**Given request:**
Your task is to retype the lines from the opening of the material through the line that includes "p.grid.visible = False". Do not copy the pictures.

** Start of Excerpted data **

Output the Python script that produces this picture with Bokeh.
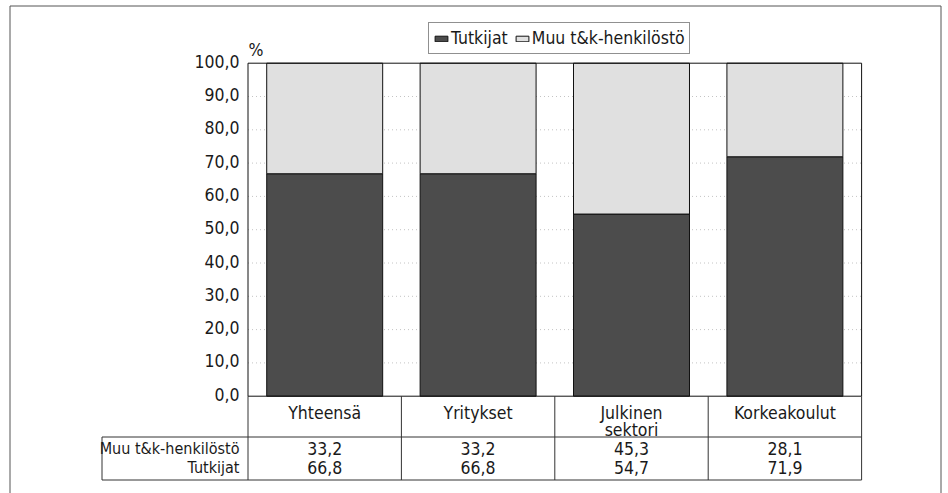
from bokeh.plotting import figure
from bokeh.models import ColumnDataSource, Range1d, Legend, LegendItem
from bokeh.core.properties import value
from bokeh.embed import file_html
from bokeh.resources import INLINE

# ---- data ----
categories = ["Yhteensä", "Yritykset", "Julkinen\nsektori", "Korkeakoulut"]
tutkijat = [66.8, 66.8, 54.7, 71.9]
muu = [33.2, 33.2, 45.3, 28.1]
series_names = ["Tutkijat", "Muu t&k-henkilöstö"]
y_ticks = [0, 10, 20, 30, 40, 50, 60, 70, 80, 90, 100]

FONT = "'DejaVu Sans Condensed', 'Liberation Sans Narrow', 'Liberation Sans', sans-serif"
FS = "17.5px"       # ticks, categories, values
FS_ROW = "16px"     # row labels of the table
DARK = "#4c4c4c"
LIGHT = "#e0e0e0"
TXT = "#1a1a1a"

def fmt(v):
    return f"{v:.1f}".replace(".", ",")

# pixel geometry helpers (layout only)
OX, OY = 0, 0               # page position of the figure
W, H = 942, 493
PX0, PXU = 247.5, 153.4     # page x of category 0 edge, px per category
PY0, PYU = 395.7, 3.33      # page y of value 0, px per percent
def dx(px):
    return (px - PX0) / PXU
def dy(py):
    return (PY0 - py) / PYU

p = figure(width=W, height=H, output_backend="svg", toolbar_location=None,
           x_axis_location=None, y_axis_location=None,
           x_range=Range1d(dx(OX), dx(OX + W)), y_range=Range1d(dy(OY + H), dy(OY)),
           min_border=0, outline_line_color=None, background_fill_color="white",
           border_fill_color="white")
p.grid.visible = False

n = len(categories)
xs = [i + 0.5 for i in range(n)]
src = ColumnDataSource(dict(x=xs, cat=categories, tut=tutkijat, muu=muu,
                            tut_lbl=[fmt(v) for v in tutkijat],
                            muu_lbl=[fmt(v) for v in muu]))

# dotted gridlines
grid_y = [v for v in y_ticks if 0 < v < 100]
p.segment(x0=[0] * len(grid_y), x1=[n] * len(grid_y), y0=grid_y, y1=grid_y,
          line_color="#c4c4c4", line_width=1, line_dash="1 3")

# stacked bars
rs = p.vbar_stack(["tut", "muu"], x="x", width=0.756, source=src,
                  fill_color=[DARK, LIGHT], line_color="#111111", line_width=1)

# plot frame
p.quad(left=[0], right=[n], bottom=[0], top=[100], fill_color=None,
       line_color="#111111", line_width=1)

# y tick labels
p.text(x=[dx(239)] * len(y_ticks), y=[v + 0.6 for v in y_ticks],
       text=[fmt(v) for v in y_ticks], text_align="right", text_baseline="middle",
       text_font=value(FONT), text_font_size=FS, text_color=TXT)
p.text(x=[dx(248)], y=[dy(49)], text=["%"], text_align="left", text_baseline="middle",
       text_font=value(FONT), text_font_size=FS, text_color=TXT)

# table lines
yt_mid = dy(436.5)
yt_bot = dy(479.5)
xl = dx(101.5)
p.segment(x0=list(range(n + 1)), x1=list(range(n + 1)), y0=[0] * (n + 1),
          y1=[yt_bot] * (n + 1), line_color="#333333", line_width=1)
p.segment(x0=[xl, xl], x1=[n, n], y0=[yt_mid, yt_bot], y1=[yt_mid, yt_bot],
          line_color="#333333", line_width=1)
p.segment(x0=[xl], x1=[xl], y0=[yt_mid], y1=[yt_bot], line_color="#333333", line_width=1)

# category labels
p.text(x="x", y=dy(402), text="cat", source=src, text_align="center",
       text_baseline="top", text_line_height=0.85,
       text_font=value(FONT), text_font_size=FS, text_color=TXT)

# table values
y_r1, y_r2 = dy(448), dy(467)
p.text(x="x", y=y_r1, text="muu_lbl", source=src, text_align="center",
       text_baseline="middle", text_font=value(FONT), text_font_size=FS, text_color=TXT)
p.text(x="x", y=y_r2, text="tut_lbl", source=src, text_align="center",
       text_baseline="middle", text_font=value(FONT), text_font_size=FS, text_color=TXT)
p.text(x=[dx(239), dx(239)], y=[y_r1, y_r2], text=[series_names[1], series_names[0]],
       text_align="right", text_baseline="middle",
       text_font=value(FONT), text_font_size=FS_ROW, text_color=TXT)

# outer border (left, top, right)
bl, br, bt, bb = dx(9.5), dx(940.5), dy(5.5), dy(OY + H + 5)
p.segment(x0=[bl, bl, br], x1=[bl, br, br], y0=[bb, bt, bt], y1=[bt, bt, bb],
          line_color="#555555", line_width=1)

# legend
legend = Legend(items=[LegendItem(label=series_names[0], renderers=[rs[0]]),
                       LegendItem(label=series_names[1], renderers=[rs[1]])],
                orientation="horizontal", location=(428 - OX, OY + H - 54),
                label_text_font=FONT, label_text_font_size="17.5px",
                label_text_color=TXT, label_standoff=2, label_height=22,
                glyph_width=16, glyph_height=7, spacing=6, padding=4, margin=0,
                border_line_color="#222222", border_line_width=1,
                background_fill_color="white", background_fill_alpha=1.0)
p.add_layout(legend)

open("out.html", "w").write(file_html(p, INLINE))
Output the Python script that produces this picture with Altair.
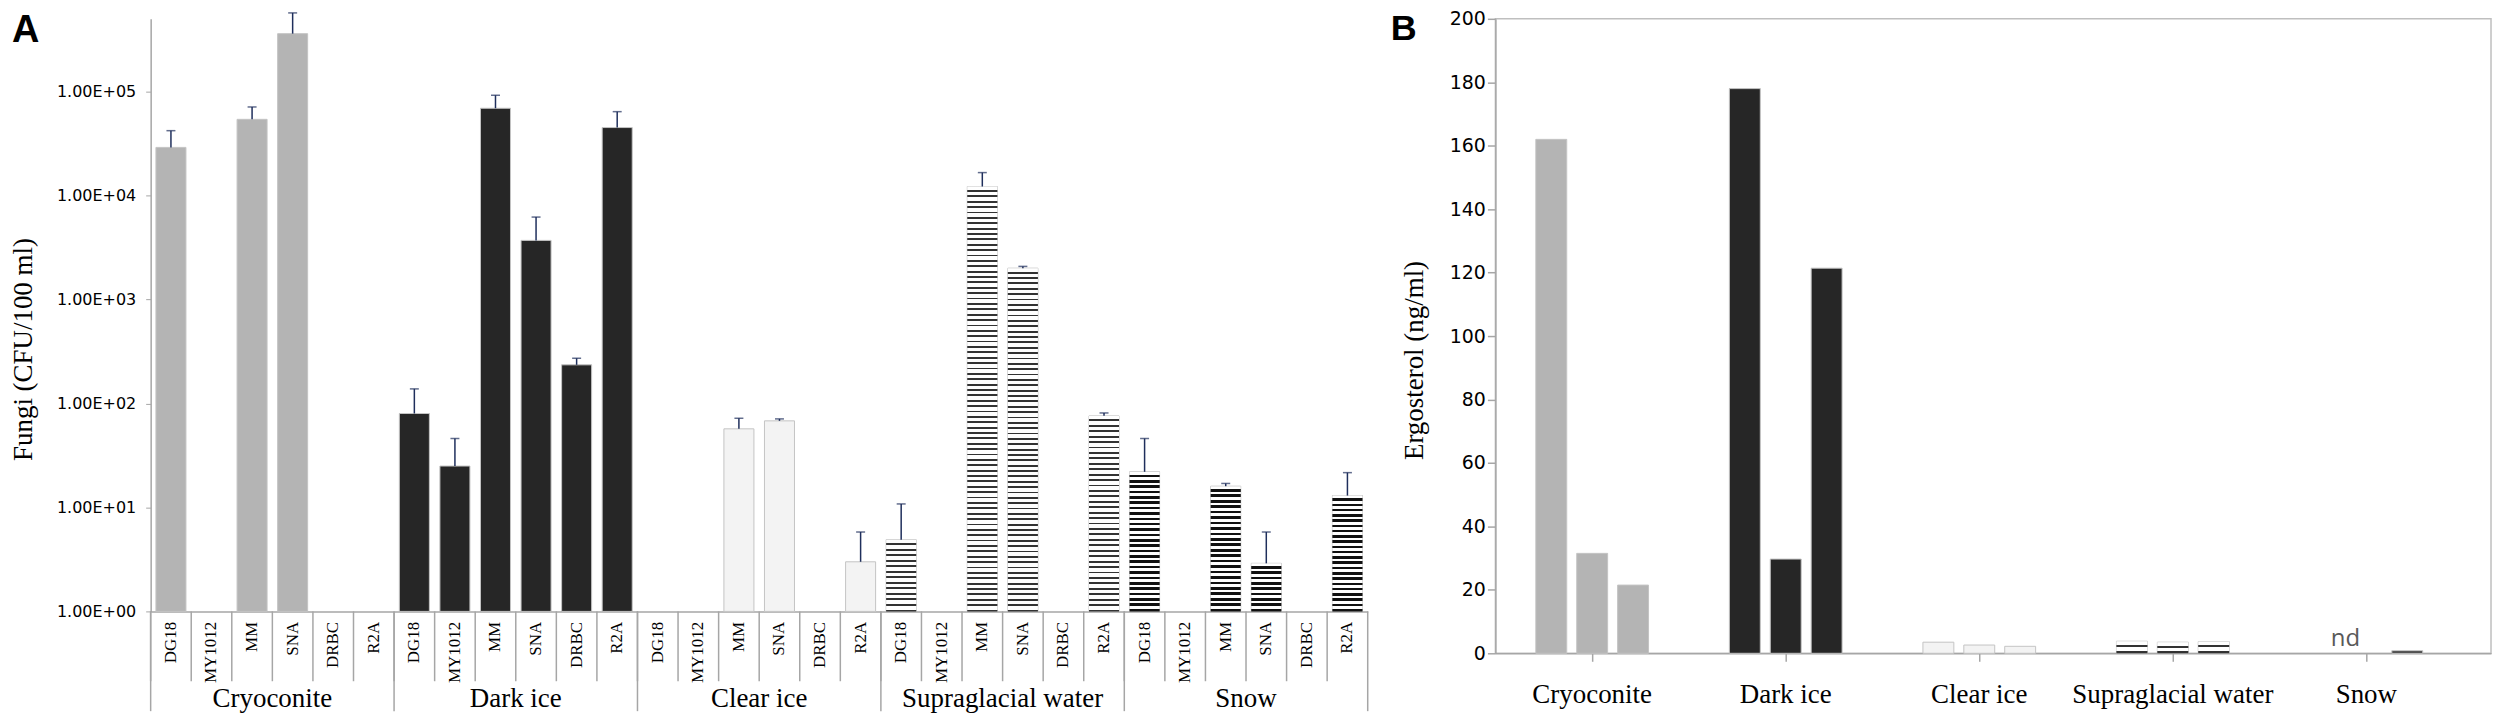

** End of Excerpted data **

**The output:**
Output the Python script that produces this picture with Bokeh.
from bokeh.plotting import figure
from bokeh.models import ColumnDataSource, Range1d, Legend, LegendItem
from bokeh.core.properties import value
from bokeh.embed import file_html
from bokeh.resources import INLINE

# ---- data ----
categories = ["Yhteensä", "Yritykset", "Julkinen\nsektori", "Korkeakoulut"]
tutkijat = [66.8, 66.8, 54.7, 71.9]
muu = [33.2, 33.2, 45.3, 28.1]
series_names = ["Tutkijat", "Muu t&k-henkilöstö"]
y_ticks = [0, 10, 20, 30, 40, 50, 60, 70, 80, 90, 100]

FONT = "'DejaVu Sans Condensed', 'Liberation Sans Narrow', 'Liberation Sans', sans-serif"
FS = "17.5px"       # ticks, categories, values
FS_ROW = "16px"     # row labels of the table
DARK = "#4c4c4c"
LIGHT = "#e0e0e0"
TXT = "#1a1a1a"

def fmt(v):
    return f"{v:.1f}".replace(".", ",")

# pixel geometry helpers (layout only)
OX, OY = 0, 0               # page position of the figure
W, H = 942, 493
PX0, PXU = 247.5, 153.4     # page x of category 0 edge, px per category
PY0, PYU = 395.7, 3.33      # page y of value 0, px per percent
def dx(px):
    return (px - PX0) / PXU
def dy(py):
    return (PY0 - py) / PYU

p = figure(width=W, height=H, output_backend="svg", toolbar_location=None,
           x_axis_location=None, y_axis_location=None,
           x_range=Range1d(dx(OX), dx(OX + W)), y_range=Range1d(dy(OY + H), dy(OY)),
           min_border=0, outline_line_color=None, background_fill_color="white",
           border_fill_color="white")
p.grid.visible = False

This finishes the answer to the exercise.